| Instruction |
Write out, word for word, every line from the first one through the line that holds "plt.rcParams['font.size'] = 8.5", and nothing else; skip the pictures.

| Source data |

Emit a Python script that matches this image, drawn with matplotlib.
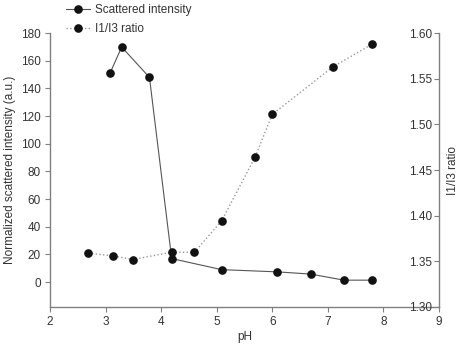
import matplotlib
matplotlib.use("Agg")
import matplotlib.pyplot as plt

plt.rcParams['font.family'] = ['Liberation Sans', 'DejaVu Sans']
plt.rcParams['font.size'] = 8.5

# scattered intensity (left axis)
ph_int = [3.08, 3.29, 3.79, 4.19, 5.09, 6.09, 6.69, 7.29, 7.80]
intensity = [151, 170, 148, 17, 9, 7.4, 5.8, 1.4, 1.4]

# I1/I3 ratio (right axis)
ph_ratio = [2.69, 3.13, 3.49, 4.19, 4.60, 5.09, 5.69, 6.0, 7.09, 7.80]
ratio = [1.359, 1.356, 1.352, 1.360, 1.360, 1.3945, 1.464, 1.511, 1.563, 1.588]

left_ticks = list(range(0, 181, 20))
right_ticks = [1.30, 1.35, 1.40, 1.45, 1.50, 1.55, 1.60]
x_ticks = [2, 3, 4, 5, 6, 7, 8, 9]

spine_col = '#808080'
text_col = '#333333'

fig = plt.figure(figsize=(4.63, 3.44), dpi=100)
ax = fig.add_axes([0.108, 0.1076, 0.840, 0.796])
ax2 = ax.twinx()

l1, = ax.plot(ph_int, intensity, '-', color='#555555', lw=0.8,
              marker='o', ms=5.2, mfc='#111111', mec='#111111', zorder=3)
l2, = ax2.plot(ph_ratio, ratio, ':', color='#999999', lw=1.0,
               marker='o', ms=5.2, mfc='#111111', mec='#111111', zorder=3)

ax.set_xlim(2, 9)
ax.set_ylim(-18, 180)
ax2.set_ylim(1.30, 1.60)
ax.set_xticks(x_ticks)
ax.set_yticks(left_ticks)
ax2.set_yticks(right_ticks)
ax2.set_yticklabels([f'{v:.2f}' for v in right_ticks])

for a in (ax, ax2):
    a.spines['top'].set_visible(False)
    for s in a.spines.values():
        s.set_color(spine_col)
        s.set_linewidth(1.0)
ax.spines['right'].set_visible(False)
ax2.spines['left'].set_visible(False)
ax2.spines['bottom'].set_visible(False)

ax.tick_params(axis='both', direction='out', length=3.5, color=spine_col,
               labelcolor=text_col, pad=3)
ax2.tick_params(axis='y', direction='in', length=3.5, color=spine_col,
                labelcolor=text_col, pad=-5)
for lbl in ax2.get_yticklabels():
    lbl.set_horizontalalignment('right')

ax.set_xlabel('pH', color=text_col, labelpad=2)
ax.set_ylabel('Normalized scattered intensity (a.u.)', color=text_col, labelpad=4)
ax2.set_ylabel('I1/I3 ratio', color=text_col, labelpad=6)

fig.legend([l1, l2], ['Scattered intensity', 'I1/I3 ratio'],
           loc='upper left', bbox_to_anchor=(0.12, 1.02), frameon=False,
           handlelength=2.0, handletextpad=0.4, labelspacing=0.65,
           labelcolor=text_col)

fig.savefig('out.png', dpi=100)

| Written answer |
Emit a Python script that matches this image, drawn with matplotlib.
import matplotlib
matplotlib.use("Agg")
import matplotlib.pyplot as plt

plt.rcParams['font.family'] = ['Liberation Sans', 'DejaVu Sans']
plt.rcParams['font.size'] = 8.5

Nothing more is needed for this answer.